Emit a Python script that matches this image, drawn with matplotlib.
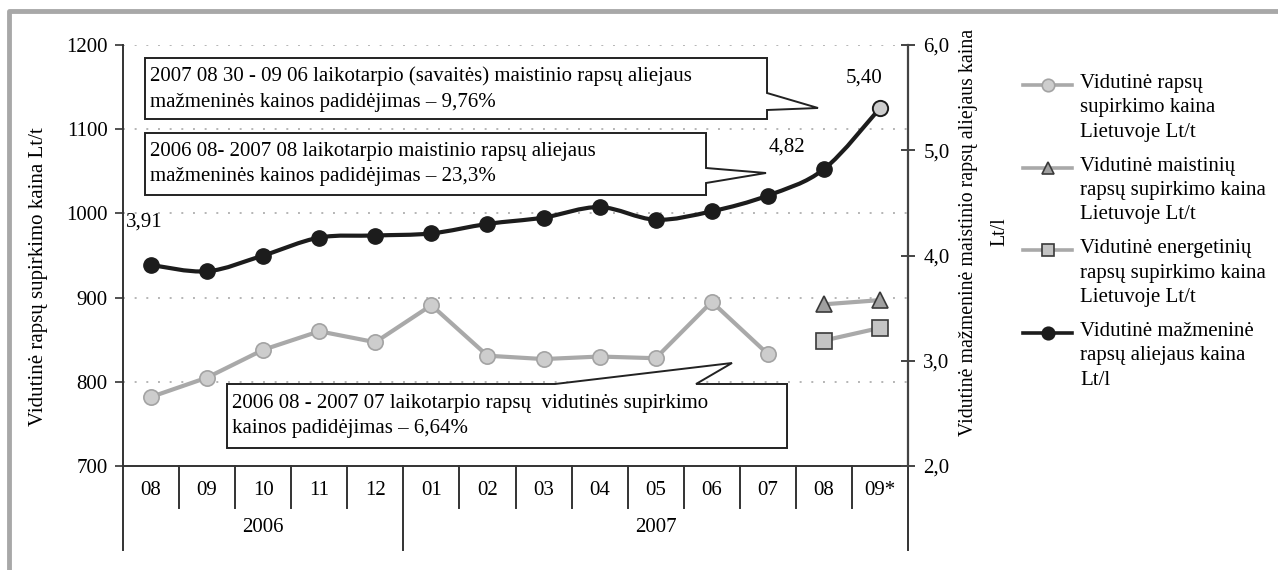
import matplotlib
matplotlib.use('Agg')
import numpy as np
import matplotlib.pyplot as plt
from matplotlib.path import Path
from matplotlib.patches import PathPatch, Polygon
from matplotlib.lines import Line2D

# ---- data ----
months = ['08', '09', '10', '11', '12', '01', '02', '03', '04', '05', '06', '07', '08', '09*']
years = ['2006', '2007']
# average rapeseed purchase price in Lithuania, Lt/t (left axis)
purchase = [782, 805, 838, 860, 847, 891, 831, 827, 830, 828, 895, 833]
# food rapeseed purchase price, Lt/t (2007 08, 09*)
food_price = [892, 897]
# energy rapeseed purchase price, Lt/t (2007 08, 09*)
energy_price = [849, 864]
# average retail rapeseed oil price, Lt/l (right axis)
retail = [3.91, 3.85, 4.00, 4.17, 4.19, 4.21, 4.30, 4.36, 4.46, 4.34, 4.42, 4.57, 4.82, 5.40]
retail_labels = {0: '3,91', 12: '4,82', 13: '5,40'}

legend_labels = [
    'Vidutinė rapsų\nsupirkimo kaina\nLietuvoje Lt/t',
    'Vidutinė maistinių\nrapsų supirkimo kaina\nLietuvoje Lt/t',
    'Vidutinė energetinių\nrapsų supirkimo kaina\nLietuvoje Lt/t',
    'Vidutinė mažmeninė\nrapsų aliejaus kaina\nLt/l',
]
note1 = '2007 08 30 - 09 06 laikotarpio (savaitės) maistinio rapsų aliejaus\nmažmeninės kainos padidėjimas – 9,76%'
note2 = '2006 08- 2007 08 laikotarpio maistinio rapsų aliejaus\nmažmeninės kainos padidėjimas – 23,3%'
note3 = '2006 08 - 2007 07 laikotarpio rapsų  vidutinės supirkimo\nkainos padidėjimas – 6,64%'

plt.rcParams['font.family'] = ['Liberation Serif', 'DejaVu Serif']
FS = 15

W, H = 1278, 570
fig = plt.figure(figsize=(W / 100, H / 100), dpi=100)

def fx(px):
    return px / W

def fy(py):
    return 1 - py / H

ax = fig.add_axes([fx(123), fy(466), fx(908) - fx(123), fy(45) - fy(466)])
ax2 = ax.twinx()

GRAY_LINE = '#a9a9a9'
GRAY_FILL = '#cdcdcd'
DARK = '#1c1c1c'

# left axis
ax.set_xlim(-0.5, 13.5)
ax.set_ylim(700, 1200)
ax.set_yticks([700, 800, 900, 1000, 1100, 1200])
ax.tick_params(axis='y', labelsize=FS, length=6, width=1.2, direction='out', pad=5, color='#333333')
for v in [800, 900, 1000, 1100, 1200]:
    ax.axhline(v, color='#b5b5b5', lw=1.4, ls=(0, (1, 5)), zorder=0)
ax.set_xticks(range(len(months)))
ax.set_xticklabels(months, fontsize=FS)
ax.tick_params(axis='x', length=0, pad=11)
for s in ['top', 'right']:
    ax.spines[s].set_visible(False)
for s in ['left', 'bottom']:
    ax.spines[s].set_linewidth(1.4)
    ax.spines[s].set_color('#333333')

# category separators and years
xt = ax.get_xaxis_transform()
for k in range(1, len(months)):
    depth = -0.2 if k == 5 else -0.1
    ax.add_line(Line2D([k - 0.5, k - 0.5], [0, depth], transform=xt, color='#333333', lw=1.4, clip_on=False))
for k in [-0.5, 13.5]:
    ax.add_line(Line2D([k, k], [0, -0.2], transform=xt, color='#333333', lw=1.4, clip_on=False))
ax.text(2, -0.145, years[0], transform=xt, ha='center', va='center', fontsize=FS)
ax.text(9, -0.145, years[1], transform=xt, ha='center', va='center', fontsize=FS)

fig.text(fx(39), fy(277), 'Vidutinė rapsų supirkimo kaina Lt/t', rotation=90, ha='center', va='center', fontsize=FS)

# purchase price series
x_p = np.arange(len(purchase))
ax.plot(x_p, purchase, color=GRAY_LINE, lw=3, marker='o', ms=11, mfc=GRAY_FILL, mec='#a3a3a3', mew=1.2, zorder=3)
x_f = np.array([12, 13])
ax.plot(x_f, food_price, color=GRAY_LINE, lw=3, marker='^', ms=11, mfc='#a0a0a0', mec='#3a3a3a', mew=1.2, zorder=3)
ax.plot(x_f, energy_price, color=GRAY_LINE, lw=3, marker='s', ms=11, mfc='#c4c4c4', mec='#3a3a3a', mew=1.2, zorder=3)

# right axis
ax2.set_ylim(2, 6)
ax2.set_yticks([2, 3, 4, 5, 6])
ax2.set_yticklabels(['2,0', '3,0', '4,0', '5,0', '6,0'], fontsize=FS)
ax2.tick_params(axis='y', length=10, width=1.4, direction='inout', pad=6, color='#444444')
for s in ['top', 'left', 'bottom']:
    ax2.spines[s].set_visible(False)
ax2.spines['right'].set_linewidth(1.6)
ax2.spines['right'].set_color('#444444')
fig.text(fx(984), fy(232), 'Vidutinė mažmeninė maistinio rapsų aliejaus kaina\nLt/l',
         rotation=90, ha='center', va='center', fontsize=14.3, multialignment='center', linespacing=1.85)

# smoothed retail line (Catmull-Rom as Bezier path)
xr = np.arange(len(retail), dtype=float)
yr = np.array(retail)
verts = [(xr[0], yr[0])]
codes = [Path.MOVETO]
for i in range(len(xr) - 1):
    p0 = np.array([xr[max(i - 1, 0)], yr[max(i - 1, 0)]])
    p1 = np.array([xr[i], yr[i]])
    p2 = np.array([xr[i + 1], yr[i + 1]])
    p3 = np.array([xr[min(i + 2, len(xr) - 1)], yr[min(i + 2, len(xr) - 1)]])
    c1 = p1 + (p2 - p0) / 6
    c2 = p2 - (p3 - p1) / 6
    verts += [tuple(c1), tuple(c2), tuple(p2)]
    codes += [Path.CURVE4] * 3
ax2.add_patch(PathPatch(Path(verts, codes), fill=False, ec=DARK, lw=3, zorder=3))
ax2.plot(xr[:-1], yr[:-1], ls='none', marker='o', ms=11, mfc=DARK, mec=DARK, zorder=4)
ax2.plot(xr[-1:], yr[-1:], ls='none', marker='o', ms=11, mfc=GRAY_FILL, mec=DARK, mew=1.4, zorder=4)
offs = {0: (-0.12, 0.41), 12: (-0.66, 0.21), 13: (-0.29, 0.29)}
for i, lab in retail_labels.items():
    ax2.text(xr[i] + offs[i][0], yr[i] + offs[i][1], lab, ha='center', va='center', fontsize=FS)

# callout boxes (pixel layout mapped to left-axis data coords)
def dx(px):
    return (px - 123) / 56.07 - 0.5

def dy(py):
    return 1200 - (py - 45) / 0.842

def callout(pts, text, tx, ty):
    poly = Polygon([(dx(a), dy(b)) for a, b in pts], closed=True, fc='white', ec='#222222', lw=1.4,
                   transform=ax.transData, zorder=10)
    ax2.add_patch(poly)
    ax2.text(dx(tx), dy(ty), text, transform=ax.transData, ha='left', va='center', fontsize=FS,
             linespacing=1.45, zorder=11)

callout([(145, 58), (767, 58), (767, 93), (818, 108), (767, 110), (767, 119), (145, 119)], note1, 150, 89)
callout([(145, 133), (706, 133), (706, 168), (766, 173), (706, 183), (706, 195), (145, 195)], note2, 150, 164)
callout([(227, 384), (555, 384), (732, 363), (696, 384), (787, 384), (787, 448), (227, 448)], note3, 232, 416)

# legend drawn by hand
styles = [
    dict(color=GRAY_LINE, marker='o', mfc=GRAY_FILL, mec='#a3a3a3'),
    dict(color=GRAY_LINE, marker='^', mfc='#a0a0a0', mec='#3a3a3a'),
    dict(color=GRAY_LINE, marker='s', mfc='#c4c4c4', mec='#3a3a3a'),
    dict(color=DARK, marker='o', mfc=DARK, mec=DARK),
]
for i, (lab, st) in enumerate(zip(legend_labels, styles)):
    y0 = 85 + i * 82.7
    fig.add_artist(Line2D([fx(1023), fx(1048), fx(1072)], [fy(y0)] * 3, lw=2.6, ms=9, mew=1.2,
                          markevery=[1], transform=fig.transFigure, **st))
    fig.text(fx(1080), fy(y0 - 11), lab, ha='left', va='top', fontsize=FS, linespacing=1.38)

# outer gray frame (top and left only)
fig.add_artist(Line2D([fx(9), fx(9), fx(W)], [0, fy(11), fy(11)], color='#a8a8a8', lw=3.5,
                      transform=fig.transFigure))

fig.savefig('out.png', dpi=100)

# THE REQUEST
Repeat the listing above up to and including the line with "DARK = '#1c1c1c'", starting from its first line. Drop any pictures.

# EXERCISE RESULT
Emit a Python script that matches this image, drawn with matplotlib.
import matplotlib
matplotlib.use('Agg')
import numpy as np
import matplotlib.pyplot as plt
from matplotlib.path import Path
from matplotlib.patches import PathPatch, Polygon
from matplotlib.lines import Line2D

# ---- data ----
months = ['08', '09', '10', '11', '12', '01', '02', '03', '04', '05', '06', '07', '08', '09*']
years = ['2006', '2007']
# average rapeseed purchase price in Lithuania, Lt/t (left axis)
purchase = [782, 805, 838, 860, 847, 891, 831, 827, 830, 828, 895, 833]
# food rapeseed purchase price, Lt/t (2007 08, 09*)
food_price = [892, 897]
# energy rapeseed purchase price, Lt/t (2007 08, 09*)
energy_price = [849, 864]
# average retail rapeseed oil price, Lt/l (right axis)
retail = [3.91, 3.85, 4.00, 4.17, 4.19, 4.21, 4.30, 4.36, 4.46, 4.34, 4.42, 4.57, 4.82, 5.40]
retail_labels = {0: '3,91', 12: '4,82', 13: '5,40'}

legend_labels = [
    'Vidutinė rapsų\nsupirkimo kaina\nLietuvoje Lt/t',
    'Vidutinė maistinių\nrapsų supirkimo kaina\nLietuvoje Lt/t',
    'Vidutinė energetinių\nrapsų supirkimo kaina\nLietuvoje Lt/t',
    'Vidutinė mažmeninė\nrapsų aliejaus kaina\nLt/l',
]
note1 = '2007 08 30 - 09 06 laikotarpio (savaitės) maistinio rapsų aliejaus\nmažmeninės kainos padidėjimas – 9,76%'
note2 = '2006 08- 2007 08 laikotarpio maistinio rapsų aliejaus\nmažmeninės kainos padidėjimas – 23,3%'
note3 = '2006 08 - 2007 07 laikotarpio rapsų  vidutinės supirkimo\nkainos padidėjimas – 6,64%'

plt.rcParams['font.family'] = ['Liberation Serif', 'DejaVu Serif']
FS = 15

W, H = 1278, 570
fig = plt.figure(figsize=(W / 100, H / 100), dpi=100)

def fx(px):
    return px / W

def fy(py):
    return 1 - py / H

ax = fig.add_axes([fx(123), fy(466), fx(908) - fx(123), fy(45) - fy(466)])
ax2 = ax.twinx()

GRAY_LINE = '#a9a9a9'
GRAY_FILL = '#cdcdcd'
DARK = '#1c1c1c'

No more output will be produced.